__STATED GOAL__: Pull each line holding "this" out of the entries below.

## BEGIN PROVIDED RECORDS

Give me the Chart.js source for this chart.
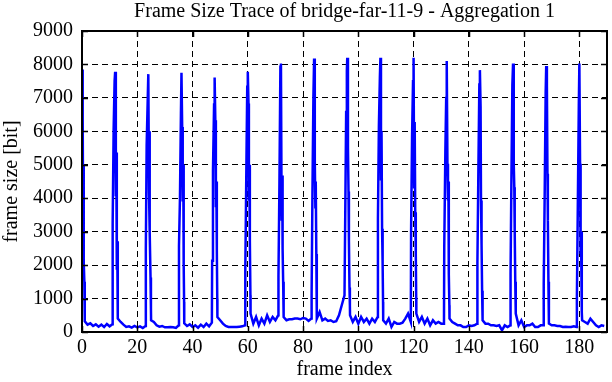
<!DOCTYPE html>
<html>
<head>
<meta charset="utf-8">
<script src="https://cdn.jsdelivr.net/npm/chart.js@4/dist/chart.umd.min.js"></script>
<style>
  html, body { margin: 0; padding: 0; background: #fff; }
  #wrap { width: 612px; height: 382px; }
</style>
</head>
<body>
<div id="wrap"><canvas id="chart" width="612" height="382"></canvas></div>
<script>
// frame size per integer frame index 0..189 (I-frame peaks every 12 frames)
const frameSizes = [
  7850, 320, 220, 260, 180, 230, 160, 220, 150, 240, 170, 230,
  7780, 400, 300, 220, 150, 170, 130, 180, 140, 170, 120, 180,
  7710, 350, 300, 200, 160, 180, 140, 140, 150, 140, 120, 200,
  7750, 260, 180, 230, 150, 200, 130, 220, 150, 250, 170, 280,
  7610, 450, 350, 250, 180, 150, 150, 150, 150, 160, 170, 200,
  7780, 550, 250, 450, 200, 400, 250, 500, 300, 450, 350, 500,
  8030, 450, 350, 380, 380, 400, 400, 380, 420, 400, 330, 400,
  8180, 400, 600, 350, 400, 330, 350, 300, 320, 500, 800, 1100,
  8200, 500, 300, 450, 250, 450, 300, 400, 250, 400, 300, 450,
  8200, 350, 250, 400, 150, 300, 250, 250, 280, 400, 550, 300,
  8200, 550, 300, 450, 250, 400, 200, 350, 250, 300, 250, 250,
  8100, 400, 300, 250, 200, 200, 150, 150, 200, 180, 200, 250,
  7830, 350, 250, 250, 200, 200, 180, 200, 50, 200, 150, 200,
  8030, 550, 200, 350, 150, 200, 200, 250, 150, 150, 200, 200,
  7950, 250, 200, 200, 180, 180, 150, 160, 150, 150, 170, 150,
  8030, 350, 300, 250, 400, 300, 200, 150, 200, 180
];

// sub-frame detail inside each I-frame spike: [frame index, size]
const spikeDetail = [
  [0.25, 6400], [0.4, 3600], [0.55, 5000], [0.7, 2100], [0.85, 1500],
  [11.1, 3270], [11.45, 6060], [11.8, 7500], [12.25, 4060], [12.4, 5370], [12.6, 1860], [12.75, 2710], [12.9, 900],
  [23.1, 2500], [23.4, 5580], [23.8, 7000], [24.25, 4180], [24.4, 6000], [24.6, 2980], [24.8, 1630], [24.95, 700],
  [35.1, 2580], [35.45, 4000], [35.8, 6500], [36.25, 6130], [36.45, 3900], [36.65, 5000], [36.8, 2040], [36.95, 900],
  [47.1, 2130], [47.4, 4830], [47.8, 6800], [48.25, 6330], [48.45, 3730], [48.6, 4500], [48.8, 2430], [48.95, 1000],
  [59.1, 1890], [59.45, 4630], [59.8, 7330], [60.25, 6830], [60.4, 3930], [60.55, 5000], [60.75, 2730], [60.95, 1100],
  [71.1, 1680], [71.45, 4430], [71.8, 7930], [72.25, 3330], [72.45, 4680], [72.6, 2500], [72.8, 1500], [72.95, 800],
  [83.1, 1140], [83.4, 4180], [83.75, 7030], [84.25, 5130], [84.45, 3730], [84.6, 4500], [84.8, 2330], [84.95, 1000],
  [95.3, 3780], [95.6, 6580], [95.85, 7800], [96.25, 5530], [96.45, 4200], [96.6, 2730], [96.8, 1330], [96.95, 800],
  [107.1, 3390], [107.45, 6180], [107.8, 7600], [108.2, 4530], [108.4, 6000], [108.6, 3090], [108.8, 2040], [108.95, 900],
  [119.1, 3030], [119.45, 5830], [119.8, 7500], [120.2, 4330], [120.4, 6280], [120.6, 3580], [120.8, 2330], [120.95, 1000],
  [131.1, 2530], [131.5, 5380], [131.8, 7000], [132.25, 5030], [132.45, 3930], [132.6, 4500], [132.75, 1730], [132.95, 800],
  [143.1, 2080], [143.45, 4830], [143.8, 7400], [144.25, 6730], [144.4, 3930], [144.6, 2630], [144.8, 1230], [144.95, 700],
  [155.1, 1730], [155.4, 4530], [155.75, 7380], [156.25, 5030], [156.45, 4330], [156.6, 3030], [156.8, 1500], [156.95, 800],
  [167.1, 1430], [167.45, 4130], [167.8, 7130], [168.25, 7380], [168.45, 4730], [168.6, 3330], [168.8, 1500], [168.95, 700],
  [179.1, 1030], [179.45, 3880], [179.8, 6780], [180.25, 5030], [180.45, 2330], [180.6, 3000], [180.8, 1030], [180.95, 600]
];

const xTicks = [0, 20, 40, 60, 80, 100, 120, 140, 160, 180];
const yTicks = [0, 1000, 2000, 3000, 4000, 5000, 6000, 7000, 8000, 9000];

const points = frameSizes.map((y, x) => ({ x, y }))
  .concat(spikeDetail.map(([x, y]) => ({ x, y })))
  .sort((a, b) => a.x - b.x);

const serif = '"Liberation Serif", "Times New Roman", serif';

// gnuplot-style frame: solid border and inward tick marks on all four sides
const framePlugin = {
  id: 'frame',
  afterDraw(chart) {
    const { ctx, chartArea: a, scales } = chart;
    const len = 6;
    ctx.save();
    ctx.strokeStyle = '#000';
    ctx.lineWidth = 1.5;
    ctx.beginPath();
    xTicks.forEach((v) => {
      const px = Math.round(scales.x.getPixelForValue(v)) + 0.5;
      ctx.moveTo(px, a.bottom); ctx.lineTo(px, a.bottom - len);
      ctx.moveTo(px, a.top); ctx.lineTo(px, a.top + len);
    });
    yTicks.forEach((v) => {
      const py = Math.round(scales.y.getPixelForValue(v)) + 0.5;
      ctx.moveTo(a.left, py); ctx.lineTo(a.left + len, py);
      ctx.moveTo(a.right, py); ctx.lineTo(a.right - len, py);
    });
    ctx.stroke();
    ctx.lineWidth = 2;
    ctx.strokeRect(a.left, a.top, a.right - a.left, a.bottom - a.top);
    ctx.restore();
  },
};

new Chart(document.getElementById('chart'), {
  type: 'line',
  data: {
    datasets: [{
      data: points,
      borderColor: '#0000ff',
      borderWidth: 2.5,
      pointRadius: 0,
      tension: 0,
      fill: false,
    }],
  },
  options: {
    responsive: false,
    animation: false,
    layout: { padding: { left: 0, right: 5, top: 0, bottom: 0 } },
    plugins: {
      legend: { display: false },
      tooltip: { enabled: false },
      title: {
        display: true,
        fullSize: false,
        text: 'Frame Size Trace of bridge-far-11-9 - Aggregation 1',
        color: '#000',
        font: { family: serif, size: 20, weight: 'normal', lineHeight: 1.2 },
        padding: { top: 0, bottom: 7 },
      },
    },
    scales: {
      x: {
        type: 'linear',
        min: 0,
        max: 190,
        afterBuildTicks: (s) => { s.ticks = xTicks.map((value) => ({ value })); },
        afterFit: (s) => { s.height = 50; },
        ticks: { color: '#000', padding: 4, maxRotation: 0, font: { family: serif, size: 20 } },
        grid: { color: '#000', lineWidth: 1, drawTicks: false },
        border: { display: false, dash: [6, 4] },
        title: {
          display: true,
          text: 'frame index',
          color: '#000',
          padding: { top: 0, bottom: 0 },
          font: { family: serif, size: 20 },
        },
      },
      y: {
        min: 0,
        max: 9000,
        afterBuildTicks: (s) => { s.ticks = yTicks.map((value) => ({ value })); },
        afterFit: (s) => { s.width = 82; },
        ticks: {
          color: '#000',
          padding: 9,
          font: { family: serif, size: 20 },
          callback: (value) => String(value),
        },
        grid: { color: '#000', lineWidth: 1, drawTicks: false },
        border: { display: false, dash: [6, 4] },
        title: {
          display: true,
          text: 'frame size [bit]',
          color: '#000',
          padding: { top: 0, bottom: 0 },
          font: { family: serif, size: 20 },
        },
      },
    },
  },
  plugins: [framePlugin],
});
</script>
</body>
</html>
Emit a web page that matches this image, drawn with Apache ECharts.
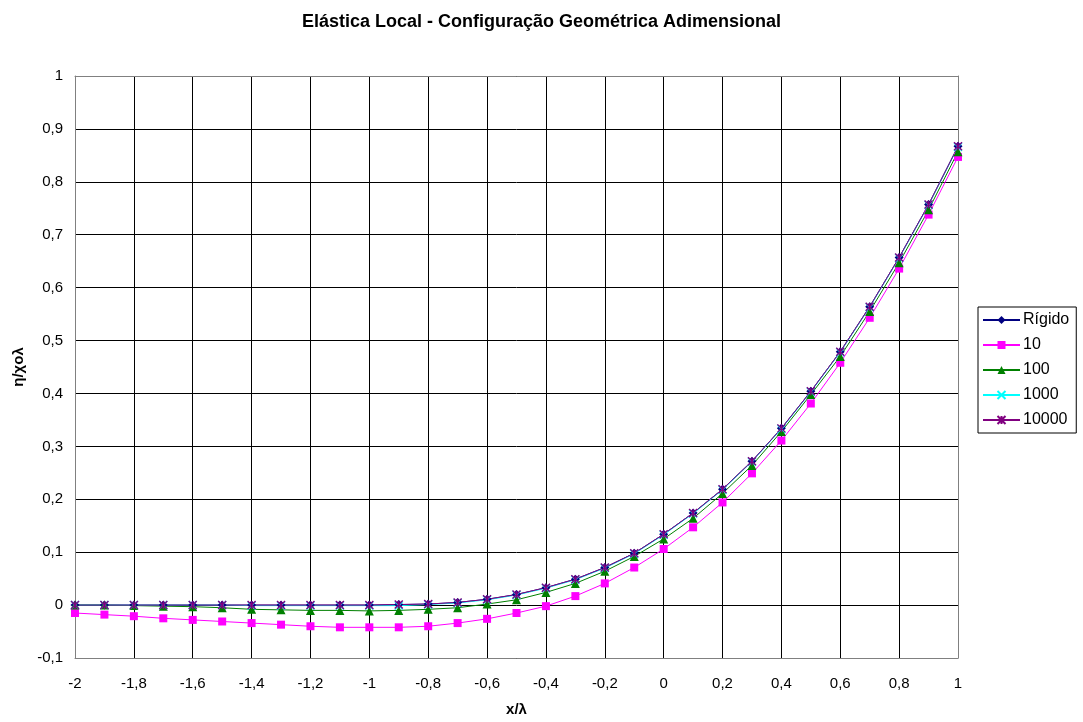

## END PROVIDED RECORDS

__PROBLEM SOLUTION__:
Give me the Chart.js source for this chart.
Emit a web page that matches this image, drawn with Apache ECharts.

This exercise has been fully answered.